To build meaningful, inclusive and equitable social relations among diverse communities in order to create a cohesive society. This means building the capacity of vulnerable communities to work individually and collectively by investing in their capacity to conduct planning.

To support social development of communities to negotiate power differentials in societyby redistributing resources (e.g., money, infrastructure, expertise) in order to foster and sustain equity.

To make social development a tool for change, recognizing that in an inequitable society, planning is a political activity that involves a process of engagement and empowerment of those most marginalized to redress inequities.

Principles:

Communities are self-defined and come together organically on points of commonality so there is no need for benevolent “conveners.” Individuals can be a part of multiple communities, so participation is not limited by race, geography, issue or any other predetermined parameter.

Communities work in partnership with the City of Toronto, with government acting as distributor of resources for the purpose of addressing inequities and thus making the city accountable for diversity.

Resources are distributed to communities that have the greatest and most immediate needs. The city and communities as planning partners identify and prioritize groups, communities and issues that need to be addressed through planning.

Tools:

Support for organic planning networks.

Community-based knowledge production, disaggregated longitudinal data collection and priority-setting to produce community knowledge but also knowledgeable communities.

Advocacy to mobilize communities and individuals to organize and take action to address social inequities and foster civic engagement.

Such strategies can produce both short- and long-term outcomes, outcomes that emerge from the creation of effective partnerships, reliable critical forecasting, new epistemologies, meaningful policy interventions and active citizenship.

Engaging the City: An Exercise in Futility

The City of Toronto’s review led to the establishment of the Toronto Social Development Network (TSDN) in the summer of 2005, made up of the players from the review process. We delivered a set of recommendations to the council for a city plan to fund and conduct social planning. This report, however, failed to deliver results. In fact, the very premises of alternative planning (to shift the paradigm) were undermined in the creation of TSDN. It was a top-down structure, forcing players who had inherent inequality of resources and power and divergent political agendas and understandings of planning to sit at a table designed by the funder (in this case the city). The Aboriginal People’s Council of Toronto, for instance, withdrew from the process, citing lack of capacity to sit at the table. In hindsight, it appeared to be the wisest decision.

APG and its partners could ill afford to divert their limited resources to such an inherently inequitable and flawed process. Nevertheless—seduced by the possibility of change—we sat around the table trying to square a circle. APG, which had actually dared to imagine a planning landscape that could begin to address issues of plurality, difference, power differential, anti-racism, equity and democratic participation as inherent to both process and outcome, lost precious ground and energy while legitimizing the paternalistic TSDN process.
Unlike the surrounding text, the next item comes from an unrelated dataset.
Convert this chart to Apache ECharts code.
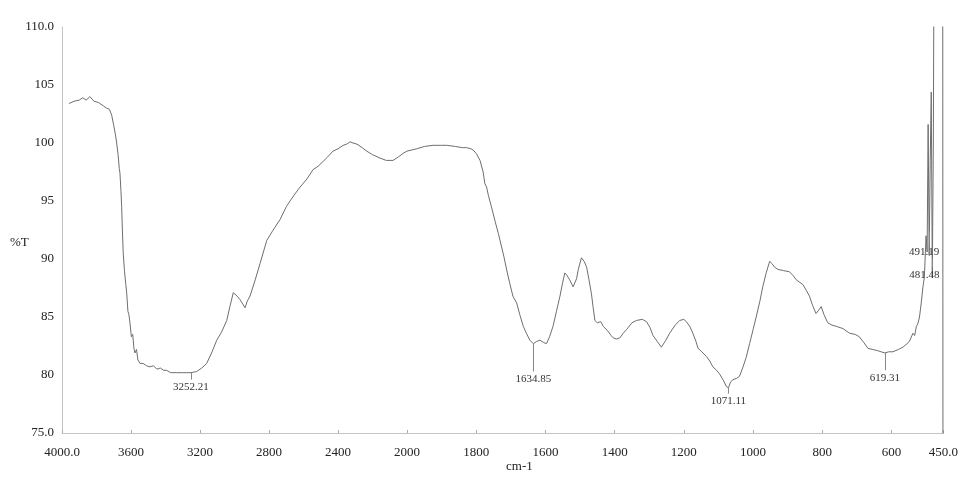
<!DOCTYPE html>
<html>
<head>
<meta charset="utf-8">
<script src="https://cdn.jsdelivr.net/npm/echarts@6/dist/echarts.min.js"></script>
<style>
  html, body { margin: 0; padding: 0; background: #fff; }
  #chart { width: 961px; height: 478px; }
</style>
</head>
<body>
<div id="chart"></div>
<script>
// wavenumber (cm-1) and %T
var wavenumbers = [3960,3930,3900,3880,3860,3838,3815,3790,3760,3741,3725,3712,3700,3690,3683,3675,3668,3664,3658,3654,3650,3645,3638,3630,3625,3618,3612,3606,3598,3590,3583,3577,3568,3560,3548,3530,3510,3490,3470,3450,3430,3410,3393,3370,3335,3300,3277,3252,3219,3190,3161,3130,3103,3075,3045,3025,3007,2985,2968,2939,2925,2910,2880,2852,2813,2780,2736,2700,2678,2650,2620,2580,2545,2515,2487,2460,2429,2400,2370,2350,2330,2313,2290,2260,2234,2200,2157,2120,2081,2050,2023,2000,
  1972,1950,1925,1900,1885,1860,1840,1828,1815,1809,1800,1789,1780,1775,1770,1765,1756,1745,1736,1720,1710,1703,1694,1683,1674,1664,1655,1645,1635,1625,1616,1605,1597,1588,1578,1568,1558,1550,1544,1538,1530,1520,1515,1510,1505,1496,1488,1481,1474,1467,1462,1457,1450,1440,1433,1420,1410,1404,1395,1385,1375,1366,1350,1337,1320,1308,1298,1289,1277,1265,1252,1241,1225,1212,1200,1193,1183,1174,1165,1159,1148,1135,1125,1116,1105,1097,1085,1077,1071,1065,1058,1048,1039,1029,1020,1010,1000,991,980,972,962,952,945,938,928,912,895,885,875,856,846,837,828,818,810,803,795,784,772,760,740,721,705,693,680,668,654,640,630,619,608,596,580,567,555,548,538,533,528,524,519,514,509,505,500,497,494,491,488,485,482,479,476,470,460,452,451];
var transmittance = [103.4,103.6,103.7,103.9,103.7,104.0,103.6,103.5,103.2,103.0,102.9,102.4,101.5,100.7,100.0,99.0,97.8,97.4,95.8,94.5,92.5,90.5,89.0,87.8,87.1,85.5,85.2,84.5,83.3,83.5,82.3,81.9,82.2,81.3,81.0,81.0,80.8,80.7,80.8,80.5,80.6,80.4,80.4,80.2,80.2,80.2,80.2,80.2,80.3,80.6,81.0,82.0,83.0,83.7,84.7,86.0,87.1,86.8,86.5,85.8,86.4,86.8,88.2,89.6,91.6,92.4,93.4,94.5,95.0,95.6,96.2,96.9,97.7,98.0,98.4,98.8,99.3,99.5,99.8,99.9,100.1,100.0,99.9,99.6,99.3,99.0,98.7,98.5,98.5,98.8,99.1,99.3,
  99.5,99.7,99.8,99.8,99.8,99.7,99.6,99.6,99.5,99.4,99.1,98.5,97.5,96.5,96.2,95.5,94.5,93.2,92.2,90.2,88.8,87.9,86.8,86.2,85.2,84.2,83.6,83.0,82.7,82.9,83.0,82.8,82.7,83.3,84.2,85.5,86.8,88.0,88.8,88.6,88.2,87.6,87.5,88.3,89.1,90.1,89.8,89.3,88.2,87.0,85.8,84.7,84.5,84.6,84.2,83.8,83.4,83.2,83.1,83.2,83.6,83.9,84.5,84.7,84.8,84.6,84.1,83.4,82.9,82.4,83.0,83.6,84.3,84.7,84.8,84.6,84.2,83.6,82.9,82.3,82.0,81.6,81.2,80.7,80.4,80.1,79.5,79.0,78.9,79.4,79.6,79.7,79.9,80.7,81.5,82.7,83.9,85.0,86.4,87.6,88.8,89.8,89.6,89.3,89.1,89.0,88.9,88.6,88.2,87.8,87.3,86.8,86.0,85.3,85.6,85.9,85.2,84.5,84.3,84.2,84.0,83.6,83.5,83.3,82.8,82.3,82.2,82.1,82.0,81.9,82.0,82.0,82.2,82.4,82.7,82.9,83.6,83.4,84.2,84.4,85.0,86.2,87.6,88.4,92.0,90.6,101.6,90.3,98.5,104.4,88.4,100.0,125,125,125,125,60];

// labelled peaks: position, %T at the peak, %T where the tick ends
var peakNames = ['3252.21', '1634.85', '1071.11', '619.31', '491.19', '481.48'];
var peakTop = [80.2, 82.7, 78.9, 81.9, 92.4, 90.0];
var peakEnd = [79.6, 80.3, 78.4, 80.4, 91.2, 89.3];
var peakShift = [0, 0, 0, 0, -5, -8];

var xTicksLeft = [4000, 3600, 3200, 2800, 2400, 2000];
var xTicksRight = [2000, 1800, 1600, 1400, 1200, 1000, 800, 600, 450];

var serif = 'Liberation Serif';
var lineColor = '#6e6e6e';

function pairs(lo, hi) {
  var out = [];
  for (var i = 0; i < wavenumbers.length; i++) {
    if (wavenumbers[i] >= lo && wavenumbers[i] <= hi) out.push([wavenumbers[i], transmittance[i]]);
  }
  return out;
}

function peakLines(lo, hi) {
  var out = [];
  for (var i = 0; i < peakNames.length; i++) {
    var w = parseFloat(peakNames[i]);
    if (w >= lo && w <= hi) {
      out.push([
        { coord: [w, peakTop[i]], name: peakNames[i] },
        { coord: [w, peakEnd[i]], label: { offset: [peakShift[i], 0] } }
      ]);
    }
  }
  return out;
}

var markLineStyle = {
  silent: true,
  symbol: ['none', 'none'],
  lineStyle: { color: '#888', width: 1, type: 'solid' },
  label: { show: true, position: 'end', formatter: '{b}', fontFamily: serif, fontSize: 11, color: '#333', distance: 2 },
  animation: false
};

function xAxisBase(grid, ticks, lo, hi, fmt) {
  return {
    type: 'value', gridIndex: grid, inverse: true, min: lo, max: hi,
    axisLine: { show: true, lineStyle: { color: '#c4c4c4', width: 1 } },
    axisTick: { show: true, inside: true, length: 3, customValues: ticks, lineStyle: { color: '#aaa' } },
    axisLabel: { customValues: ticks, formatter: fmt, fontFamily: serif, fontSize: 13, color: '#222', margin: 13 },
    splitLine: { show: false }
  };
}

var option = {
  backgroundColor: '#fff',
  animation: false,
  grid: [
    { left: 62, top: 27, width: 345, height: 406 },
    { left: 407, top: 27, width: 537, height: 406 }
  ],
  xAxis: [
    xAxisBase(0, xTicksLeft, 2000, 4000, function (v) { return v === 4000 ? '4000.0' : (v === 2000 ? '' : String(v)); }),
    xAxisBase(1, xTicksRight, 450, 2000, function (v) { return v === 450 ? '450.0' : String(v); })
  ],
  yAxis: [
    {
      type: 'value', gridIndex: 0, min: 75, max: 110, interval: 5,
      axisLine: { show: true, lineStyle: { color: '#c4c4c4', width: 1 } },
      axisTick: { show: false },
      splitLine: { show: false },
      axisLabel: {
        fontFamily: serif, fontSize: 13, color: '#222', margin: 8,
        formatter: function (v) { return (v === 110 || v === 75) ? v.toFixed(1) : String(v); }
      }
    },
    { type: 'value', gridIndex: 1, min: 75, max: 110, show: false }
  ],
  graphic: [
    { type: 'text', left: 10, top: 236, style: { text: '%T', font: '13px "Liberation Serif"', fill: '#222' } },
    { type: 'text', left: 506, top: 460, style: { text: 'cm-1', font: '13px "Liberation Serif"', fill: '#222' } }
  ],
  series: [
    {
      type: 'line', xAxisIndex: 0, yAxisIndex: 0, data: pairs(2000, 4000),
      showSymbol: false, lineStyle: { color: lineColor, width: 1 },
      markLine: Object.assign({ data: peakLines(2000, 4000) }, markLineStyle)
    },
    {
      type: 'line', xAxisIndex: 1, yAxisIndex: 1, data: pairs(0, 2000),
      showSymbol: false, lineStyle: { color: lineColor, width: 1 },
      markLine: Object.assign({ data: peakLines(0, 1999) }, markLineStyle)
    }
  ]
};

var myChart = echarts.init(document.getElementById('chart'));
myChart.setOption(option);
window.addEventListener('resize', function () {
  myChart.resize();
});
</script>
</body>
</html>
Today APG is rebuilding its partnership and refocusing its activities according to its own principles of alternative planning within its own communities. The city has since abandoned any façade of reviewing its planning or decision-making process as to who gets funding and for what purpose. Some minor changes have been made by cherry-picking recommendations from TSDN, but the possibility of a structural policy shift has been lost.

Implications for Alternative Planning

Can we, as planners, continue to do business as usual when the world around us has changed so dramatically? We must re-imagine ourselves in the context of both the city and the planning profession by addressing the existing racial/cultural/ linguistic/ethnic/religious diversity of the population and the production of racialized inequities. We must remember that business as usual only perpetuates the reality described above.

The racialization of poverty and its spatial containment have a long history in Canada as reflected in the experiences of Aboriginal peoples and those of indigenous black populations and early ethnoracial immigrants. Furthermore, since 1980 there has been a shift in immigration patterns as people on the move now come from “non-traditional” countries—a euphemism for race—which means that the race and space reality of Canada has now acquired a more concentrated dimension.

Diversity is no longer a comfortable term to throw around when talking about restaurants and festivals and costumes, but rather a challenge (not a threat!) to the very notion of Canadian-ness. Planning can no longer be apolitical, accommodating “competing and diverse” needs, aspirations and preferences. As my friend Duberlis Ramos, executive director of the Hispanic Development Council, often says: “If you build democracy, they will come!” Planning today is essentially about building the future of democracy!

Planners cannot be isolated from communities and communities cannot be isolated from their environment—assuming that planners plan and communities benefit, thus avoiding the uncomfortable possibility that planners and planning are part of the problem. In a racially, culturally and linguistically diverse city, specialized planning knowledge should by definition be diverse (in terms of number of players, type of players, nature of planning agendas, types of planning designs).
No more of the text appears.